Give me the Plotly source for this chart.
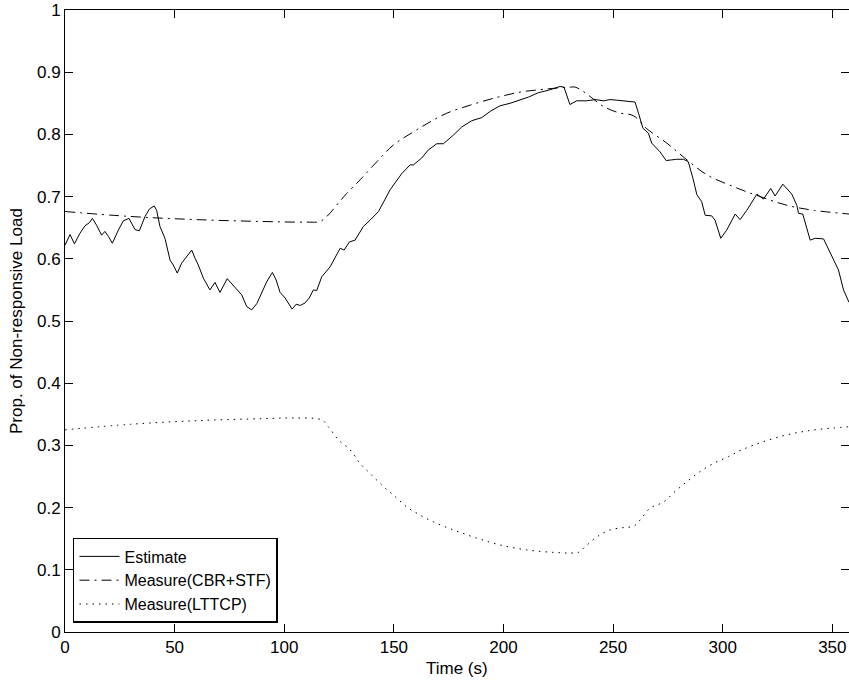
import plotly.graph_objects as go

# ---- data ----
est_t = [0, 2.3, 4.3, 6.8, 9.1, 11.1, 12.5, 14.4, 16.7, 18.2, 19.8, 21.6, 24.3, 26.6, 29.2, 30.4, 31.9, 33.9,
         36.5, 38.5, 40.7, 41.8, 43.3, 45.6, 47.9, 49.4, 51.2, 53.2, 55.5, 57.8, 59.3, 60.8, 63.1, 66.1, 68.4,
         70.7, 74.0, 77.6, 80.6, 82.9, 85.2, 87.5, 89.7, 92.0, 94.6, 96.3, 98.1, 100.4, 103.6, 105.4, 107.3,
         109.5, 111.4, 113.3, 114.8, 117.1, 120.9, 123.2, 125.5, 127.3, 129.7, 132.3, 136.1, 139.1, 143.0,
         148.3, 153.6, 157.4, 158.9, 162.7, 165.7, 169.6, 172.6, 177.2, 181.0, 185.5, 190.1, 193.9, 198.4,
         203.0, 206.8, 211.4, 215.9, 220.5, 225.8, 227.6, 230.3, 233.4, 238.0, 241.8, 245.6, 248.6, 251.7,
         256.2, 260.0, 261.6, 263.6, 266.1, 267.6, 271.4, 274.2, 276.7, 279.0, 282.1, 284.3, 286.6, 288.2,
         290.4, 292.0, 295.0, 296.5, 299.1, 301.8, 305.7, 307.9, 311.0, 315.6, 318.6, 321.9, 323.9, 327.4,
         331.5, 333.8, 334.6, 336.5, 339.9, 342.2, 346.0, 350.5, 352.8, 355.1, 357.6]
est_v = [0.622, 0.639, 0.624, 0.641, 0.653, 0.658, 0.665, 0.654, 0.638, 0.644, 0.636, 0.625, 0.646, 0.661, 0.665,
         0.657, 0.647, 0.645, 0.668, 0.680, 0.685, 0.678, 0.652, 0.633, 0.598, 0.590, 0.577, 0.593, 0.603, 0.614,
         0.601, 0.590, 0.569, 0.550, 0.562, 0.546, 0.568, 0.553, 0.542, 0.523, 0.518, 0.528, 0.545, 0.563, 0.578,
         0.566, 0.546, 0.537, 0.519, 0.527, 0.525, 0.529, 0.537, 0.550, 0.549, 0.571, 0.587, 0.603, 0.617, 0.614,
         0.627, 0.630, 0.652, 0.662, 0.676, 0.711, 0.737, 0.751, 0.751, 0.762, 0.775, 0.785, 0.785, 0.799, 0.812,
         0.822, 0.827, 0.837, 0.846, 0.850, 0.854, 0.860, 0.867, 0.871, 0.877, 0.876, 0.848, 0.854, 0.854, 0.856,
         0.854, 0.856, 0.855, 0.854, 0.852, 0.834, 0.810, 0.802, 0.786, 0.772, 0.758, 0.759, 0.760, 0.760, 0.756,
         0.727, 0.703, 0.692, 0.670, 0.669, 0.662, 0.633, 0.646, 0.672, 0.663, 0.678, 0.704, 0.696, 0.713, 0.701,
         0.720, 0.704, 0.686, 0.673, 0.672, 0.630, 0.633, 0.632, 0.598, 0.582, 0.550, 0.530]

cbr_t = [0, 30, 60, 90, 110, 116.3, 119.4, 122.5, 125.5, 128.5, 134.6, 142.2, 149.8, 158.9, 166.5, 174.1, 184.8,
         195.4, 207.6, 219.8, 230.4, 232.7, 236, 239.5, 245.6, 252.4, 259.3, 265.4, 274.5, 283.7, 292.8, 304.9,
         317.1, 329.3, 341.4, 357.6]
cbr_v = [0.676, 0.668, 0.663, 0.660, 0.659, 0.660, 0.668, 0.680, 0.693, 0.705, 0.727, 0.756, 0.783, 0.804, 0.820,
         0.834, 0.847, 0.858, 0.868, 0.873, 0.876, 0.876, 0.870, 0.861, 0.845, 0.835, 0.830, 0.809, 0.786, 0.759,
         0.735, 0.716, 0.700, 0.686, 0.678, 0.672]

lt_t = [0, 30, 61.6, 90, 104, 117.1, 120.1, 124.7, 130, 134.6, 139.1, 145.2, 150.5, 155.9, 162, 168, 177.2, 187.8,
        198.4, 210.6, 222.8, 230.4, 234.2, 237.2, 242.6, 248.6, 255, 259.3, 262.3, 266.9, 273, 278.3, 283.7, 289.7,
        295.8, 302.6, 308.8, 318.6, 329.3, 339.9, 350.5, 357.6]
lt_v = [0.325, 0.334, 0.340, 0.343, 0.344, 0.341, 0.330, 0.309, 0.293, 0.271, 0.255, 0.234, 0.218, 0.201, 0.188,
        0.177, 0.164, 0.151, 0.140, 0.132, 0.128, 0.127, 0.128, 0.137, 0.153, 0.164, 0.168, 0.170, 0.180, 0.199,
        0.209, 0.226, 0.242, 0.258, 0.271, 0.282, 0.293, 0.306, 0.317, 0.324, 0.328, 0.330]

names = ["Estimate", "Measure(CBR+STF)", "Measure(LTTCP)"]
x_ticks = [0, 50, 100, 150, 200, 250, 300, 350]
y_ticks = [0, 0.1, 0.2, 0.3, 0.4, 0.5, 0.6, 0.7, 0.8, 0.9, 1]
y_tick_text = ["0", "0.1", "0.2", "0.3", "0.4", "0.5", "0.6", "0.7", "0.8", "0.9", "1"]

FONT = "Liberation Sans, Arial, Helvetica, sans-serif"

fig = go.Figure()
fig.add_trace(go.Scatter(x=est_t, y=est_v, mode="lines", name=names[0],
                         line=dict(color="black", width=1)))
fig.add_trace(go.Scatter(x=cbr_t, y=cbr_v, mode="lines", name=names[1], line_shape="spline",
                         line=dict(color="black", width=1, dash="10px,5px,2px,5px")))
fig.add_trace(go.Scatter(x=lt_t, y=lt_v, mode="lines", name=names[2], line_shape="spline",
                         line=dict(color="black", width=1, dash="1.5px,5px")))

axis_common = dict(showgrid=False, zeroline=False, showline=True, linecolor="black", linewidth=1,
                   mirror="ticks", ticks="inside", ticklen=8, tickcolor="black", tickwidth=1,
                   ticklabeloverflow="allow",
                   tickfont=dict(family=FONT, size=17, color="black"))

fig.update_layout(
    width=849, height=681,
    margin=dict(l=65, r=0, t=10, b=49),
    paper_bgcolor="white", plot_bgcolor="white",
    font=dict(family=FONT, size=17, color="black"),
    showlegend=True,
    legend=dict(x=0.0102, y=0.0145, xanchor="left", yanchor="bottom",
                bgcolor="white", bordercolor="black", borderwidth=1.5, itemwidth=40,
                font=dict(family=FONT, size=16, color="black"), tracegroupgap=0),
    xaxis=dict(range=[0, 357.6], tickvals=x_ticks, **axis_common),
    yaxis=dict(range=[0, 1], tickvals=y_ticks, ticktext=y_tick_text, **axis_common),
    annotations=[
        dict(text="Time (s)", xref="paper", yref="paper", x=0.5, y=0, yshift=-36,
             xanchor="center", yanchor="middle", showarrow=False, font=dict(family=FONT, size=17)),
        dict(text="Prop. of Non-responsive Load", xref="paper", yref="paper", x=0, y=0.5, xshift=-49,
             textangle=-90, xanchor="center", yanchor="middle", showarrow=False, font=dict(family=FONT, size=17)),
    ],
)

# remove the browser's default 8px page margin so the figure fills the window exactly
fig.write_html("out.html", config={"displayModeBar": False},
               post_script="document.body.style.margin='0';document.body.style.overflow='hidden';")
==
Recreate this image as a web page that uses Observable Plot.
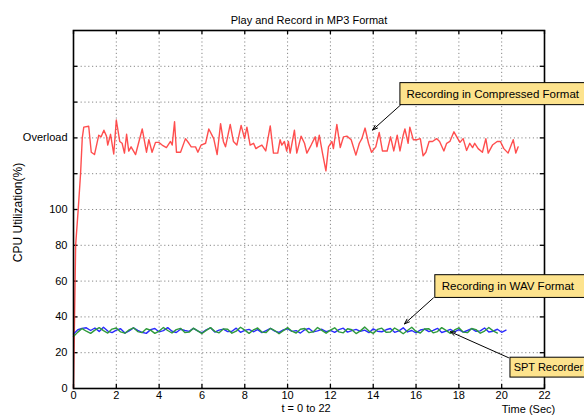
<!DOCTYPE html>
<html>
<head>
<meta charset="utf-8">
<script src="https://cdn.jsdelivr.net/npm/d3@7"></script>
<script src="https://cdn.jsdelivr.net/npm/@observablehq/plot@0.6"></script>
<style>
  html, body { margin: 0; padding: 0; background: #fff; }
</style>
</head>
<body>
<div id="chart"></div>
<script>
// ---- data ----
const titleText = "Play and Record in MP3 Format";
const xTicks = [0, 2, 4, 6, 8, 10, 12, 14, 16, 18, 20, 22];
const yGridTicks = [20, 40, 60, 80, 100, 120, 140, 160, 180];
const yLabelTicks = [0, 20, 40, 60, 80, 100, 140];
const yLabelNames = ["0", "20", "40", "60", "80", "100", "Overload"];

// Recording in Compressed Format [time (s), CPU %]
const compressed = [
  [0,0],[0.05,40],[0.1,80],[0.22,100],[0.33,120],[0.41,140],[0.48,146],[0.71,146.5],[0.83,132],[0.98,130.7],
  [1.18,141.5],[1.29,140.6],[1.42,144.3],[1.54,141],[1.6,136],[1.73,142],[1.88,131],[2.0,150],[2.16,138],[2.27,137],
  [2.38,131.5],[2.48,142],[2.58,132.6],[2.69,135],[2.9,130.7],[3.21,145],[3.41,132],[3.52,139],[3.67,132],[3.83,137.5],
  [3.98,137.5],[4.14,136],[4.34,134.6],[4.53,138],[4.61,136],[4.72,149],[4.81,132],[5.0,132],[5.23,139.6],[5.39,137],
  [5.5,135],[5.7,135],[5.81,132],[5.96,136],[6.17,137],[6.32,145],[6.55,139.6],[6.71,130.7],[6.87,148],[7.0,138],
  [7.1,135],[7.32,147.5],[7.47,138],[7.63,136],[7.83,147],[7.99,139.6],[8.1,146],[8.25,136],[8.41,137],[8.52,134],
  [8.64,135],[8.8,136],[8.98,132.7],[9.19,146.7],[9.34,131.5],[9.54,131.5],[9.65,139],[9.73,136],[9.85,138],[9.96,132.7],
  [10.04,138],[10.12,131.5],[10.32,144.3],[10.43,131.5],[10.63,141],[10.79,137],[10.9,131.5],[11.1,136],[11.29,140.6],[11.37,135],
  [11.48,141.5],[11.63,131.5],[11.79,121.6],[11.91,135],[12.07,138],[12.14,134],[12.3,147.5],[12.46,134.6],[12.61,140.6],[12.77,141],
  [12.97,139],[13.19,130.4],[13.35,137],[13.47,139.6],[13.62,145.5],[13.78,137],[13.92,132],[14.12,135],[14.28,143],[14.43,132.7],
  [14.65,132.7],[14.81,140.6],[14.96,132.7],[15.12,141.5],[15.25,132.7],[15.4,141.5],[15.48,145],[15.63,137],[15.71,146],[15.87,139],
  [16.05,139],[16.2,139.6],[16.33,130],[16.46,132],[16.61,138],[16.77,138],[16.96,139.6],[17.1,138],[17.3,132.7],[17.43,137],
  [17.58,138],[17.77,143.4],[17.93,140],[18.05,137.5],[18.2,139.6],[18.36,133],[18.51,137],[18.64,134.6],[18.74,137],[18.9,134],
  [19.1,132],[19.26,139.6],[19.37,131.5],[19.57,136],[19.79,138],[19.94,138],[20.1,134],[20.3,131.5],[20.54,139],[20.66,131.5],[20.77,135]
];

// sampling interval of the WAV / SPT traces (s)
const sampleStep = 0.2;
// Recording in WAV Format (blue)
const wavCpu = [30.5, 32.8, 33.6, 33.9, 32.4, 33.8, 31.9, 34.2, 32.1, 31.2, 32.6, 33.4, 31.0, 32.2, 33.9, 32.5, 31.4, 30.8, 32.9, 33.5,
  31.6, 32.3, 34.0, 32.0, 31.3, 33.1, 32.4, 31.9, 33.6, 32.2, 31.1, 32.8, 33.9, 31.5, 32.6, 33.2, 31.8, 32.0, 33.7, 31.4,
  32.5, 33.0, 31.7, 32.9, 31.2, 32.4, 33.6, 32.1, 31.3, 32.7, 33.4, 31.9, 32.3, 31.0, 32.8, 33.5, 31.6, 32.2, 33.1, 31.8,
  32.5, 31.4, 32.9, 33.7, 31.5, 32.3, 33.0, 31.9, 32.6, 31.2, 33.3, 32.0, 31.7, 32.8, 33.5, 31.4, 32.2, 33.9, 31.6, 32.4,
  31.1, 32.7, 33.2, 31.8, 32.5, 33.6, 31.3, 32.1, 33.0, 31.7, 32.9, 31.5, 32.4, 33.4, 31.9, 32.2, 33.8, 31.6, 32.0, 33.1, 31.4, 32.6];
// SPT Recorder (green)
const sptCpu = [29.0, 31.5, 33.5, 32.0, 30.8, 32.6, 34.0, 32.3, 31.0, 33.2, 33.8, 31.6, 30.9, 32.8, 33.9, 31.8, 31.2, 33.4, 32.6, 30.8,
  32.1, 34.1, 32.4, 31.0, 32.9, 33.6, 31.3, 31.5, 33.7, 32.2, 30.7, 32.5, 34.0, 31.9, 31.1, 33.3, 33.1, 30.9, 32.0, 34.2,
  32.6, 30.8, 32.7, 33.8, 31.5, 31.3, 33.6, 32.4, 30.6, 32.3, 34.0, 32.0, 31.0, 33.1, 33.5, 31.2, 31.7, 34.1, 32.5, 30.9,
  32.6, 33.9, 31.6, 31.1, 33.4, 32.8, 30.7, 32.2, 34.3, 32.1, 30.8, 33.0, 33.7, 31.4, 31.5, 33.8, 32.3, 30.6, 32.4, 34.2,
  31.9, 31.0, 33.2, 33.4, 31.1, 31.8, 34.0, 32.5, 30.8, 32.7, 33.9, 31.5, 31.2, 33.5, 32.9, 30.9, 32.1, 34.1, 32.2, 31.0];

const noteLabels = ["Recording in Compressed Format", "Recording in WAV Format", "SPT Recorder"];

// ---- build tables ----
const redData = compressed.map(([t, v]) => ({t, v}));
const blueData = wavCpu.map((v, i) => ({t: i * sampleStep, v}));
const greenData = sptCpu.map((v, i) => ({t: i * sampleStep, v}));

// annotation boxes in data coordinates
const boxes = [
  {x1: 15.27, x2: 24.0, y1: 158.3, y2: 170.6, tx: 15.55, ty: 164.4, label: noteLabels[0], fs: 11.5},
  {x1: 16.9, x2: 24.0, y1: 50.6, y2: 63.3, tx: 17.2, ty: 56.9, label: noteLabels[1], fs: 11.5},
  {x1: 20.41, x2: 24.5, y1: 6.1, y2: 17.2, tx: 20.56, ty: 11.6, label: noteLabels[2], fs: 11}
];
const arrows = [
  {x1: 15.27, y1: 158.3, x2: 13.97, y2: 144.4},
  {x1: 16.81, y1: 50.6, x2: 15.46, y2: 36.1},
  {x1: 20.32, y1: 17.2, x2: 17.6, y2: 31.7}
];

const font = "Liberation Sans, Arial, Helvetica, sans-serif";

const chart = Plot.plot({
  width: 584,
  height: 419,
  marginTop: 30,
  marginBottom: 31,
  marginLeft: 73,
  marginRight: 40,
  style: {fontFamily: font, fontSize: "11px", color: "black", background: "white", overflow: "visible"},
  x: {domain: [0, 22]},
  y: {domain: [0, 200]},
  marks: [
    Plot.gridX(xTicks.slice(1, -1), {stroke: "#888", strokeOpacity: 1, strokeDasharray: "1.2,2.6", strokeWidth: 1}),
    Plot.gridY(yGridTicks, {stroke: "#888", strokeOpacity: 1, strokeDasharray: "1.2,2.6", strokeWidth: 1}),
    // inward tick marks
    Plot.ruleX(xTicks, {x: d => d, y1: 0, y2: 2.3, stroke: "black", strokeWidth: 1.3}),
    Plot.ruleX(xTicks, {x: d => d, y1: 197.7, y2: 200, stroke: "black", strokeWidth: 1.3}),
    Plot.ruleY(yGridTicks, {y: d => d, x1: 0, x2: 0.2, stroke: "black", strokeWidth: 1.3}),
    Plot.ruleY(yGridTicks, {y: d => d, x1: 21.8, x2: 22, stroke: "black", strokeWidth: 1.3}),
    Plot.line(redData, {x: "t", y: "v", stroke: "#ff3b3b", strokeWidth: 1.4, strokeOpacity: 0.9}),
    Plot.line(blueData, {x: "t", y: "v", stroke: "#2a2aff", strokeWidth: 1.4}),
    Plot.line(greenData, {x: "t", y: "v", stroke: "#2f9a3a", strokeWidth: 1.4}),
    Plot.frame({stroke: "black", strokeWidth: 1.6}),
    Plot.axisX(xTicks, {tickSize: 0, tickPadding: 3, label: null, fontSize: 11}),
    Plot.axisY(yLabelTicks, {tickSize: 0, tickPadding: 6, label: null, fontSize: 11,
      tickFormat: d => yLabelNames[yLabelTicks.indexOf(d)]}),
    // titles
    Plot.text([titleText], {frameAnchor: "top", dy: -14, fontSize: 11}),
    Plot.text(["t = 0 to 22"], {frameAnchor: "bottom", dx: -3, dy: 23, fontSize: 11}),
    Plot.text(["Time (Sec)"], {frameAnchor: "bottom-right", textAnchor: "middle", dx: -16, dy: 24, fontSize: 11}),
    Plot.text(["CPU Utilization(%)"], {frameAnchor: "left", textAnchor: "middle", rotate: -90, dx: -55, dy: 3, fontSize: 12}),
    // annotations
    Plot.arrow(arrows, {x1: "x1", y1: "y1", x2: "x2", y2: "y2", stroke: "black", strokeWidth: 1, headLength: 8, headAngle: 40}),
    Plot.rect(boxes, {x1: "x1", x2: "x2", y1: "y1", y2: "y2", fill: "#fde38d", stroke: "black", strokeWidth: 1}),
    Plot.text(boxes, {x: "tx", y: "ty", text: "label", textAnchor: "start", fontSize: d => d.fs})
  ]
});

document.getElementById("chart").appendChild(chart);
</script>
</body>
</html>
--
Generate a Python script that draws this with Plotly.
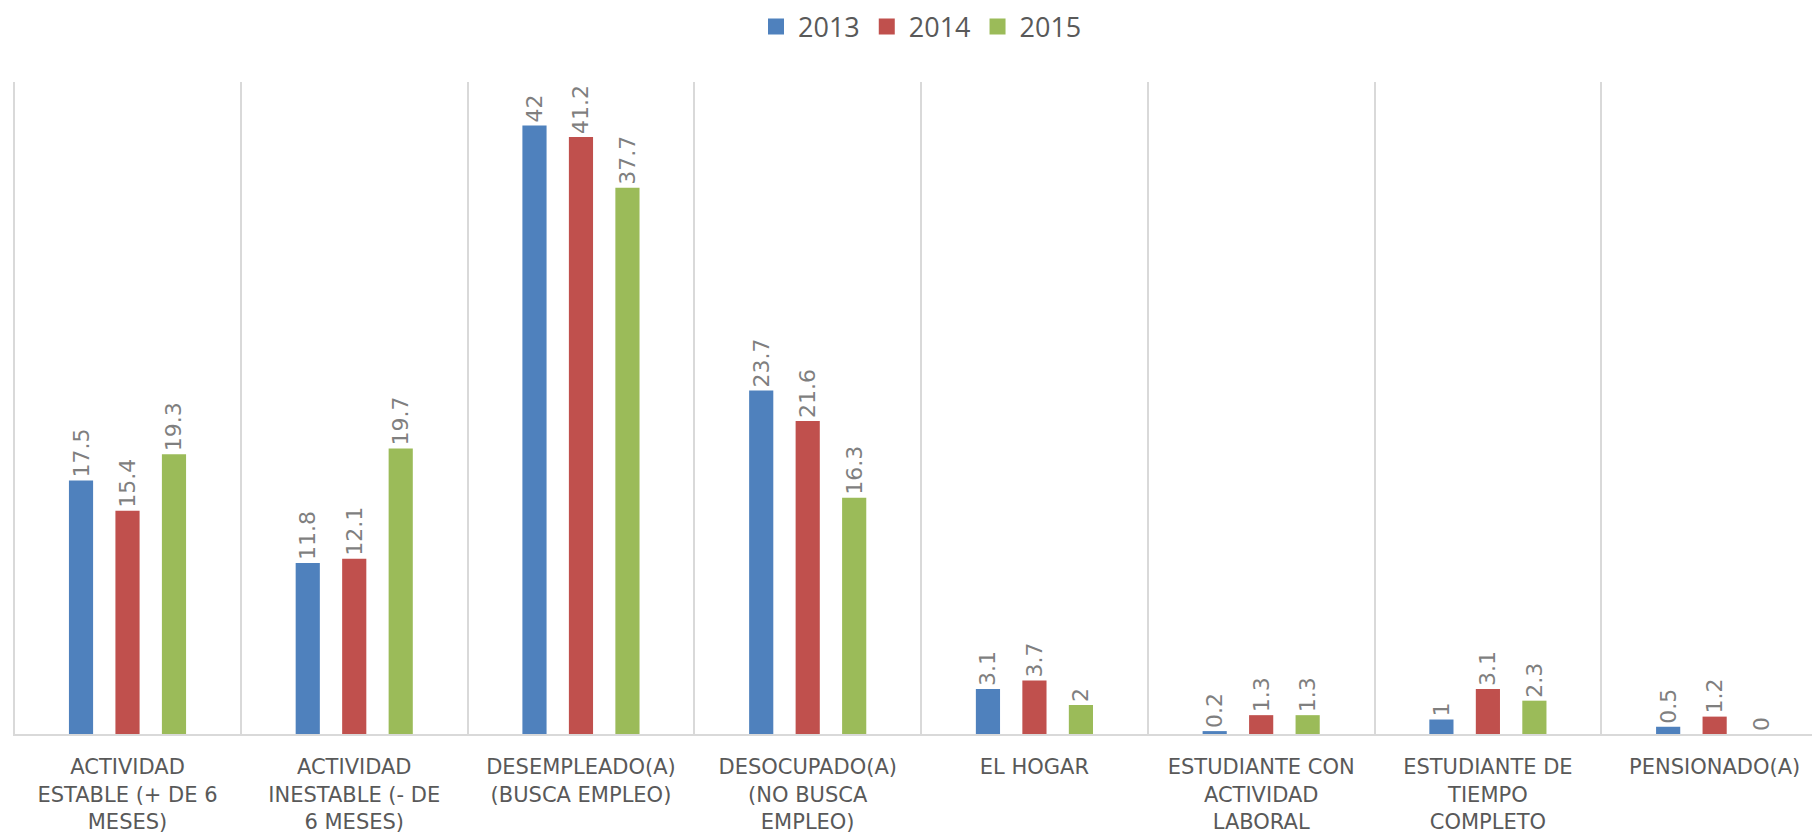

YOUR OBJECTIVE: Begin at the line that has "Give me the Plotly source for this chart.", stop after the line that has "import plotly.graph_objects as go", and reproduce every line between them exactly and nothing else. Pictures stay out of the copy.

RESPONSE TO THIS EXERCISE:
Give me the Plotly source for this chart.
import plotly.graph_objects as go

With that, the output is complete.